Wie stark soll die Schweiz die CO₂-Emmissionen in den nächsten Jahren und Jahrzehnten senken? Die Justiz soll diesen politischen Dauerbrenner lösen.
Deshalb machen 459 Frauen im AHV-Alter mobil – darunter Prominente wie die ehemalige Zürcher Stadträtin Monika Stocker, Alt-SP-Präsidentin Christiane Brunner oder Judith Giovannelli-Blocher, die Schwester von SVP-Übervater Christoph Blocher. Sie verklagen den Gesamtbundesrat. Weil die Klimaerwärmung zu krassen Hitzetagen führen werde – und dies insbesondere für Seniorinnen gefährlich werden könne.
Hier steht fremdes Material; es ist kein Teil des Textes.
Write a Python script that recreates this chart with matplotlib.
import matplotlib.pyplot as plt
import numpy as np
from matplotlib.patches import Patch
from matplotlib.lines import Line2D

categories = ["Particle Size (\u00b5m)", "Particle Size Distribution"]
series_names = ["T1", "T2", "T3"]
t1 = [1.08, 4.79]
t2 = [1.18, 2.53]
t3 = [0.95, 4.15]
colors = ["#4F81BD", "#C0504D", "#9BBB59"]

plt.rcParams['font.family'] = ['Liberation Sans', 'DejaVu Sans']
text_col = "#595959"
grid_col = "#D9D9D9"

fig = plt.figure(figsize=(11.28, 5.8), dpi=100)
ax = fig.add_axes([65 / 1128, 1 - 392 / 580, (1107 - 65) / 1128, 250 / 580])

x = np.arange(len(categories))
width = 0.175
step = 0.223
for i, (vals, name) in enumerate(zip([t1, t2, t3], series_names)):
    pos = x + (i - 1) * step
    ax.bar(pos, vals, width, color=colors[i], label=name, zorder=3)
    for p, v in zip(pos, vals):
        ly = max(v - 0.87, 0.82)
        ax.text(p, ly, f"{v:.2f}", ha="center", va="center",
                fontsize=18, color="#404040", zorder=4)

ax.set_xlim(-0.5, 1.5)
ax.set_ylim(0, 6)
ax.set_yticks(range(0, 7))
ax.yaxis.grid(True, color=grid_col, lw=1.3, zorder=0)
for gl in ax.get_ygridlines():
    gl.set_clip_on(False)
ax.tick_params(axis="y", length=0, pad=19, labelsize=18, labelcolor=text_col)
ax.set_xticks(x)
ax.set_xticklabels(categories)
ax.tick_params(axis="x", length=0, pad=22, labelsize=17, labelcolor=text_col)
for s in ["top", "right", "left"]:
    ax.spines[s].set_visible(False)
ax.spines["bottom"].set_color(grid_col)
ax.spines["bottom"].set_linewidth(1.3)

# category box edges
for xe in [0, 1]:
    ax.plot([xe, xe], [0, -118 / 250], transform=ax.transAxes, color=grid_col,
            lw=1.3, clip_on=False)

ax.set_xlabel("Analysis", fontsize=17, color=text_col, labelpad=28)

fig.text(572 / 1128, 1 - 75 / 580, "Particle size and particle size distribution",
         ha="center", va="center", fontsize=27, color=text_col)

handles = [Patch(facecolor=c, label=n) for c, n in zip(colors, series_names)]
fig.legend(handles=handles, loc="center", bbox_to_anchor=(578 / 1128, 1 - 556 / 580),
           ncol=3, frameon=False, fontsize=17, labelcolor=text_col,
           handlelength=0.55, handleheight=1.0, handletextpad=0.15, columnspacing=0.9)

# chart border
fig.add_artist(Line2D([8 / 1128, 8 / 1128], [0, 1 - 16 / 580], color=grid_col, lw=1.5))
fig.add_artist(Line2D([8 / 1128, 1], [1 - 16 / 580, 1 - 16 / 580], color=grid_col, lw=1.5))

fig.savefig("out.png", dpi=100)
Die 150-seitige Beschwerdeschrift, die heute Morgen eingereicht worden ist, listet Unterlassungen im Klimaschutz auf. Die Seniorinnen stören sich am bundesrätlichen Reduktionsziel des CO₂-Ausstosses von 20 Prozent im Vergleich zu 1990. Dieses sei zu tief für die Begrenzung der Klimaerwärmung auf maximal 2 Grad.
«Die Reduktion müsste gemäss unbestrittener wissenschaftlichen Analysen mindestens 25% bis 40% betragen», so der Verein auf der Webseite. Die verpassten Reduktionen könnten später kaum mehr nachgeholt werden.
Kampf für nächste Generationen
«Weil eine Erwärmung von mehr als 2 Grad mit sehr hoher Wahrscheinlichkeit zu einer gefährlichen anthropogenen Störung des Klimasystems führt, verletzt der Bund mit seinem derzeitigen Klimaziel die Bundesverfassung (Vorsorgeprinzip und Recht auf Leben) und die Europäische Menschenrechtskonvention (EMRK)», so die Frauen.
Eine prominente Kämpferin gegen die zuständige Umweltministerin Doris Leuthard (CVP) und ihre Bundesratskollegen ist Judith Giovannelli-Blocher die Schwester von Christoph Blocher.
Sie sagte im Sommer bei der Vereinsgründung zu BLICK: «Mir geht es nicht um meine Betroffenheit. Ich bin 84-jährig und weiss ja nicht, ob ich noch lebe, wenn es dann zu einem Gerichtsentscheid kommt. Ich kämpfe vor allem für die, die nach mir kommen.»
Ob die juristische Vorgehen Chance auf Erfolg hat, ist laut Experten unmöglich vorherzusagen. Es ist die erste Beschwerde dieser Art in der Schweiz; vergleichbare Fälle gibt es keine.
In Europa allerdings schon. Ein niederländisches Gericht hat diesen Sommer entschieden, dass die ungenügenden niederländischen Klimaziele gegen die Menschenrechte verstossen. Die Richter haben die Regierung zu mehr Klimaschutz verpflichtet. Der Fall wurde an die nächste Instanz weitergezogen, das Urteil ist also (noch) nicht gültig.